With the recent pandemic and major changes to our everyday way of life, we have been thinking about ways to experience meaning, purpose, and positive emotions in our daily activities. This has led us to do some further reading in the area of Positive Psychology - a relatively new and growing field of psychology. Positive Psychology can be defined as the study of “the good life” - or aspects of our experience that help build a life worth living. Martin Seligman, who is considered one of the founders of Positive Psychology, summarizes it as the
"scientific study of optimal human functioning that aims to discover and promote the factors that allow individuals and communities to thrive."
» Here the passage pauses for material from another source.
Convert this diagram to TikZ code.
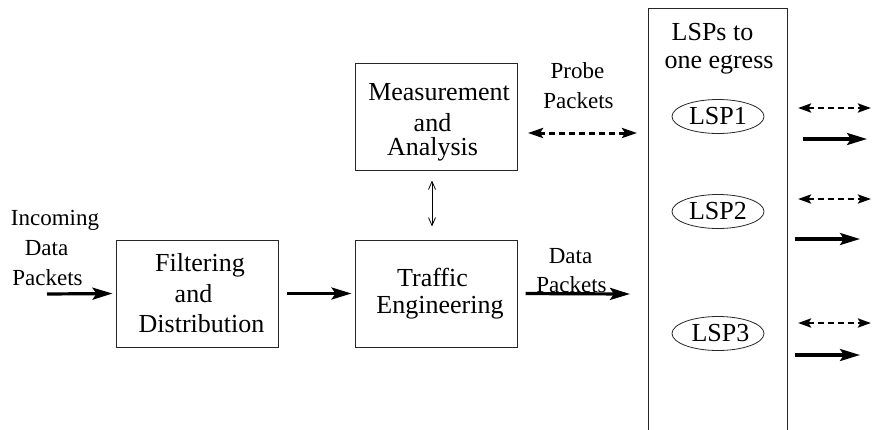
\documentclass[tikz,border=0pt]{standalone}
\usepackage{fontspec}
\setmainfont{Liberation Serif}
\newfontfamily\tmsfont{Liberation Serif}
\usetikzlibrary{arrows.meta,shapes.geometric}
\begin{document}
\begin{tikzpicture}[x=1pt,y=-1pt,
  box/.style={draw=black!85,line width=1pt,minimum width=162pt,minimum height=107pt,inner sep=0pt},
  colbox/.style={draw=black!85,line width=1pt,minimum width=139pt,minimum height=460pt,inner sep=0pt},
  big/.style={font=\tmsfont\fontsize{26}{30}\selectfont,inner sep=0pt,anchor=base},
  small/.style={font=\tmsfont\fontsize{23}{27}\selectfont,inner sep=0pt,anchor=base},
  lsp/.style={draw=black!85,line width=0.8pt,ellipse,minimum width=92pt,minimum height=34pt,inner sep=0pt,font=\tmsfont\fontsize{26}{30}\selectfont},
  thickarrow/.style={line width=3.2pt,-{Stealth[length=20pt,width=12pt,inset=4pt]}},
  probearrow/.style={line width=3pt,dash pattern=on 6pt off 4pt,{Stealth[length=15pt,width=10pt,inset=3pt]}-{Stealth[length=15pt,width=10pt,inset=3pt]}},
  sidedash/.style={line width=2.8pt,dash pattern=on 6pt off 4pt,{Stealth[length=13pt,width=9pt,inset=2.5pt]}-{Stealth[length=13pt,width=9pt,inset=2.5pt]}},
  thinarrow/.style={line width=0.8pt,{Straight Barb[length=8pt,width=7pt]}-{Straight Barb[length=8pt,width=7pt]}}
]
\useasboundingbox (0,0) rectangle (872,429);

% boxes
\node[box] (filt) at (197,293.5) {};
\node[box] (te) at (436,293.5) {};
\node[box] (ma) at (436,116.5) {};
\node[colbox] (col) at (717.5,238) {};

% box texts
\node[big] (t1) at (200,271) {Filtering};
\node[big] (t2) at (193.5,302) {and};
\node[big] (t3) at (201.5,332) {Distribution};
\node[big] (t4) at (432.5,286) {Traffic};
\node[big] (t5) at (440,313) {Engineering};
\node[big] (t6) at (439,100) {Measurement};
\node[big] (t7) at (432.5,131) {and};
\node[big] (t8) at (432.5,155) {Analysis};
\node[big] (t9) at (712.5,40) {LSPs to};
\node[big] (t10) at (719,68) {one egress};

% labels
\node[small] (l1) at (55,225) {Incoming};
\node[small] (l2) at (46.5,255) {Data};
\node[small] (l3) at (47.5,285) {Packets};
\node[small] (l4) at (577.5,78) {Probe};
\node[small] (l5) at (578.5,108) {Packets};
\node[small] (l6) at (570.5,263) {Data};
\node[small] (l7) at (571.5,292) {Packets};

% LSPs
\node[lsp] (lsp1) at (718,116.5) {LSP1};
\node[lsp] (lsp2) at (718,211.5) {LSP2};
\node[lsp] (lsp3) at (718,333.5) {\hspace{5pt}LSP3};

% free ends
\coordinate (in0) at (47,294);
\coordinate (dp1) at (630,294);
\coordinate (pr0) at (528,133);
\coordinate (pr1) at (637,133);
\coordinate (a1) at (798,108); \coordinate (a1e) at (871,108);
\coordinate (b1) at (803,139); \coordinate (b1e) at (867,139);
\coordinate (a2) at (798,199); \coordinate (a2e) at (871,199);
\coordinate (b2) at (795,239); \coordinate (b2e) at (860,239);
\coordinate (a3) at (798,323); \coordinate (a3e) at (871,323);
\coordinate (b3) at (795,355); \coordinate (b3e) at (860,355);

% connectors
\draw[thickarrow,shorten >=3pt] (in0) -- (filt.west);
\draw[thickarrow,shorten <=8pt,shorten >=3pt] (filt.east) -- (te.west);
\draw[thickarrow,shorten <=8pt] (te.east) -- (dp1);
\draw[probearrow] (pr0) -- (pr1);
\draw[thinarrow,shorten <=10pt,shorten >=13pt] ([xshift=-4pt]ma.south) -- ([xshift=-4pt]te.north);

\draw[sidedash] (a1) -- (a1e);
\draw[thickarrow] (b1) -- (b1e);
\draw[sidedash] (a2) -- (a2e);
\draw[thickarrow] (b2) -- (b2e);
\draw[sidedash] (a3) -- (a3e);
\draw[thickarrow] (b3) -- (b3e);
\end{tikzpicture}
\end{document}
Neil Pasricha, author of The Happiness Equation talks about a common misconception that gets in the way of experiencing happiness, something we can agree we all want to feel. He said for most of us, there is the belief that: Great work → Big Success → Be Happy (which basically translates to if I work hard, I will get straight A's, and be happy). However, he shared that research actually revealed the opposite: Be Happy → Great Work → Big Success (we must be happy first, before we can do great work or be successful - whatever that means for you!) This may be completely counterintuitive to what you know and have been told. You might not agree - and that’s okay! You don’t have to agree with it to implement some of the practices to start training your brain to be happier.
In his book, Neil shares seven practices he found through his research that we can use to begin the process of retraining our brains to experience more happiness - to “be happy first”. He refers to these seven practices as “The Big 7” and suggests that engaging in just one of these practices every day for two weeks can lead to increased levels of happiness.
- Three Walks
- Half an hour of brisk walking 3 times a week improves happiness; simply put, more physically active people experience more positive mood states.
- The 20 Minute Replay
- Writing about a positive experience that you had (could be today, could be a year ago) improves happiness. How? As you write about it, you are reliving the experience in your mind.
- Random Acts of Kindness
- Pretty straight-forward - carrying out an act of kindness (Neil suggests five a week) can improve overall happiness.
- A Complete Unplug
- Turning off your devices at the end of the day, disconnecting, turning off the TV. This one feels especially important in our current world, as many of us are spending much more time “connected” than we are used to
- Hit Flow
- Get completely absorbed in what you are doing; get into a groove, your zone. This is not an easy task and requires a high degree of skill. Check out the book “Flow: The Psychology of Optimal Experience” by Mihaly Csikszentmihalyi for more on this.
- Two-minute Meditations
- Studies have shown that consistent meditation can rewire our brains and raise overall levels of happiness. Consider the use of an app if you are new to meditation, such as Calm or Headspace.
- Five Gratitudes
- Start a weekly gratitude practice, writing down events, experiences, things that made you grateful from the past week. You might like the practice so much that you start doing it daily!
What can you commit to doing just once a day for two weeks in order to “be happy first”?